In the second of his occasional series about the long-gone days when salespeople were salespeople and not "consultants’"or "business development managers" or whatever, Ian McMurray recalls a particular demonstration…
Whether we won a deal or lost a deal, the deal would always get reviewed to find out what lessons we’d learned. It was built into the sales process, and was absolutely invaluable in improving our win rate.
I was just back from my training class on terminals (new and exciting technology that enabled what we used to call a visual display unit – or VDU – to communicate with a host mainframe…). The senior account manager for whom I was working at the time was engaged in a substantial deal with a packaging company – and he asked me to come along to a presentation to show off my newfound knowledge.
Well, there was no stopping me… I probably bored the prospect half to death as I ran through – and demonstrated – all the wonderful features of the TD800.
The good news was, we ended up winning the deal. As part of the post-win review, we’d asked the customer “Why did you buy from us?” He gave us several reasons – but, if I recall correctly, high on his list was the fact that our TD800 VDU had a scrolling feature, which enabled text (this was well before you could get graphics onto a screen) to be – well, scrolled through.

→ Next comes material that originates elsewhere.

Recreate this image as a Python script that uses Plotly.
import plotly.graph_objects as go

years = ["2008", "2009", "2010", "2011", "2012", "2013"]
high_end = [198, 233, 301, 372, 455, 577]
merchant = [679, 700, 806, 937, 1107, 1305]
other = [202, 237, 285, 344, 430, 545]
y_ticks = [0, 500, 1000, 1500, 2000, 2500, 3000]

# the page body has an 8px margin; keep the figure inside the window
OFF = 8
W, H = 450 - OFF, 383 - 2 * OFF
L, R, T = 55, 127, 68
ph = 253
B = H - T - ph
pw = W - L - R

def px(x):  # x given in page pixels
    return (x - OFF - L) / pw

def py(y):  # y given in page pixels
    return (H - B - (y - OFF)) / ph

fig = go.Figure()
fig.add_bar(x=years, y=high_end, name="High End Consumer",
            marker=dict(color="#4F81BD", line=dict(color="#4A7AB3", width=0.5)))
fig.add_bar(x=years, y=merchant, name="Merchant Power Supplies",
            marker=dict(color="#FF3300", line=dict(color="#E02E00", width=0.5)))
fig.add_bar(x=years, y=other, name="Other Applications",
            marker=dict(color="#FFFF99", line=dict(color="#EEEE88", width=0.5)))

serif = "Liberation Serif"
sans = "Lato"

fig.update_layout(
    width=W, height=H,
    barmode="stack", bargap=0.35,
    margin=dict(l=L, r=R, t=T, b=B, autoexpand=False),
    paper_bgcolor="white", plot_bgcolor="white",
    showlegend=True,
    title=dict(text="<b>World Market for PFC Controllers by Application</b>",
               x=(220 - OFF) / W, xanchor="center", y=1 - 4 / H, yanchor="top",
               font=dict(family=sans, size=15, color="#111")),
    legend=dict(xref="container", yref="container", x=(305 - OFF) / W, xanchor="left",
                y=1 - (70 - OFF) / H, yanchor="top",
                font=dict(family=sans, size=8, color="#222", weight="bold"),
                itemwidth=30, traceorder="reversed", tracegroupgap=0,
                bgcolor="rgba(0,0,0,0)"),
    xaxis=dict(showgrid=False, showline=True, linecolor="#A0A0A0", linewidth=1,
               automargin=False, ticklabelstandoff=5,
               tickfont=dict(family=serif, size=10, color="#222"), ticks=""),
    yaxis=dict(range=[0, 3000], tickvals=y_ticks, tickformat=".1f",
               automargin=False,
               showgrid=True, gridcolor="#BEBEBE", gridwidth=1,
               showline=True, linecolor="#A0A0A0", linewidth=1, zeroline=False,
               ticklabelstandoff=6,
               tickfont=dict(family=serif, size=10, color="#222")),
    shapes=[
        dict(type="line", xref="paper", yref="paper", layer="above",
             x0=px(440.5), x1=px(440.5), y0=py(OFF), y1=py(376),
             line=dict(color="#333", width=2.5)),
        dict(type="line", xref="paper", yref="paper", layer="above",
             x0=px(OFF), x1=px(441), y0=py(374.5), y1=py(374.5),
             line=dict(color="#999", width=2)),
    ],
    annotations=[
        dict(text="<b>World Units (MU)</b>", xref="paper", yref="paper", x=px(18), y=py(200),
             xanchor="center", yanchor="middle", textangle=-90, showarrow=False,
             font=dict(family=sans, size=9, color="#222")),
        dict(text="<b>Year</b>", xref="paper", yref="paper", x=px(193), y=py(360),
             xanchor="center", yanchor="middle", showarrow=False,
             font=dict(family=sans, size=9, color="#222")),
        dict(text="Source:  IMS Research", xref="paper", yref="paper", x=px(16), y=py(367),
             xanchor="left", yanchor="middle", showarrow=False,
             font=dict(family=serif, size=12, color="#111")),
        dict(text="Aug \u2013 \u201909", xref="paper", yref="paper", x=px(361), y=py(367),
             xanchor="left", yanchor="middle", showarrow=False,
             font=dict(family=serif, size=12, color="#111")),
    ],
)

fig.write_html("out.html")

You could have knocked us down with the proverbial feather. The fact was that we knew all of our competitors on the deal also offered VDUs with a scrolling feature. But they didn’t have the advantage of a young, keen junior account manager fresh out of his class to demonstrate it. And, naturally, the assumption was that, if they didn’t demonstrate it, they didn’t have it.

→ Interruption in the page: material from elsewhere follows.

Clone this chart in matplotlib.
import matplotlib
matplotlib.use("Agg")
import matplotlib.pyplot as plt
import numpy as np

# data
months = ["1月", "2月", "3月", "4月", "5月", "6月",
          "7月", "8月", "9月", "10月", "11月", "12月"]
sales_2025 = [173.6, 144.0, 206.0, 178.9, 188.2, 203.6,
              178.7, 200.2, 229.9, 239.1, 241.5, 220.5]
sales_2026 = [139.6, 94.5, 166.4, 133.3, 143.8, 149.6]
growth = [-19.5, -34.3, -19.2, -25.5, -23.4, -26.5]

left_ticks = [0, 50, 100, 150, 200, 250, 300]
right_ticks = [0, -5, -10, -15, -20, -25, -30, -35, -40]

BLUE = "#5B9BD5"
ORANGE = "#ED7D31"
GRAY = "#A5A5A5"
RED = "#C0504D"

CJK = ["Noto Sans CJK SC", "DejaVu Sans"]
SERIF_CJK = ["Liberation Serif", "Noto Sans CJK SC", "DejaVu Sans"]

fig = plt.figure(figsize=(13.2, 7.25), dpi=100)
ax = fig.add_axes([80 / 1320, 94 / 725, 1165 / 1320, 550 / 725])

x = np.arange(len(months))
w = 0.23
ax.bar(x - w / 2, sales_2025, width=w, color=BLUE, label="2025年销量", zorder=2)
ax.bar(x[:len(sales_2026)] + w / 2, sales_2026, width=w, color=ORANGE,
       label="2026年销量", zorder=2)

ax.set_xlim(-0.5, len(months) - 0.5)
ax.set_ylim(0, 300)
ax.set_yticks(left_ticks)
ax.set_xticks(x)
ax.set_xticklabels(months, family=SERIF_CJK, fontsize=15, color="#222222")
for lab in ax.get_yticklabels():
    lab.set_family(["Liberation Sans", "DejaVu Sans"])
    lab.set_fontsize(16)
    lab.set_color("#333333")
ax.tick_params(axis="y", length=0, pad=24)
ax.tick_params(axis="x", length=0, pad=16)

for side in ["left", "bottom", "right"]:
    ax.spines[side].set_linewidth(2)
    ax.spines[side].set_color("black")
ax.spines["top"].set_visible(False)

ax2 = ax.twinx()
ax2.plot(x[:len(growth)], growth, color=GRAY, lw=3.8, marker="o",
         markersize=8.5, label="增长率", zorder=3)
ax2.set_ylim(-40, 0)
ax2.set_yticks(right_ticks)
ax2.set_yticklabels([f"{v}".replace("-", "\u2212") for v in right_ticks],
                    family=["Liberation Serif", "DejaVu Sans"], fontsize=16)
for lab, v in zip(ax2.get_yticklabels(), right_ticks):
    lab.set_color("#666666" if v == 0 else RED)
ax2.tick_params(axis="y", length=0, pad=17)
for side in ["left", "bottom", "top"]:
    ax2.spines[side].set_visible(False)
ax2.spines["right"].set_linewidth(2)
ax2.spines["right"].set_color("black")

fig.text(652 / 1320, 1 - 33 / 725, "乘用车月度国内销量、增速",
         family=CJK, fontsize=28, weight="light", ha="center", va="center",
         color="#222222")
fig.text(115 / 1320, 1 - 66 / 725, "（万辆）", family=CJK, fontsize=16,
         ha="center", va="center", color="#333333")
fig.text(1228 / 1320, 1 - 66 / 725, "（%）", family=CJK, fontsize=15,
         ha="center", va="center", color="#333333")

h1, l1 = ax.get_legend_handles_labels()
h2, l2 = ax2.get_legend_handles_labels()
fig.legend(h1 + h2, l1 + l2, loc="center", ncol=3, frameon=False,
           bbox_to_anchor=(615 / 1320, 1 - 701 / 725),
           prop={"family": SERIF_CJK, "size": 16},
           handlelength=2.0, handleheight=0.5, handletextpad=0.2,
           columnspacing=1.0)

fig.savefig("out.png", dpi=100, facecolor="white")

The moral of the story is, of course, that we tend to assume – especially as we get more experienced - that our prospects know as much as we do, and are fully aware of what’s available to them. That can be a dangerous assumption. If a competitor demonstrates a feature that you also have, but you don’t demonstrate it – what’s the prospect supposed to think? Your offering will suffer by comparison – as the result of a simple omission…

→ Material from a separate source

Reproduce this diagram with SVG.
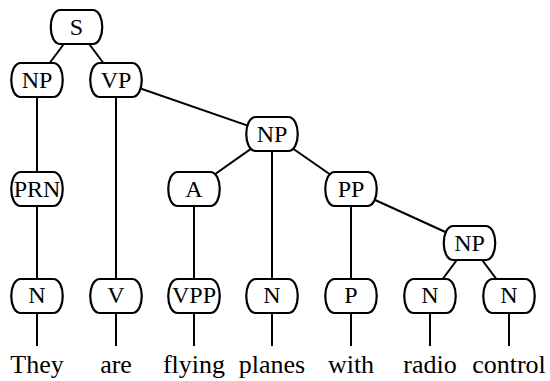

The subject of demonstrations is another one close to my heart. Every training class I attended – and there were many of them through the first couple of years of my apprenticeship with one of America’s biggest computer companies – always ended with a pass/fail test that involved a demonstration, whether the class was about product knowledge, industry understanding or sales skills. Many’s the night I’ve been up till the wee small hours, perfecting a demonstration on a piece of kit that was at best temperamental, and at worst just downright hostile.
Demonstrations seem to be a lost art these days – more’s the pity.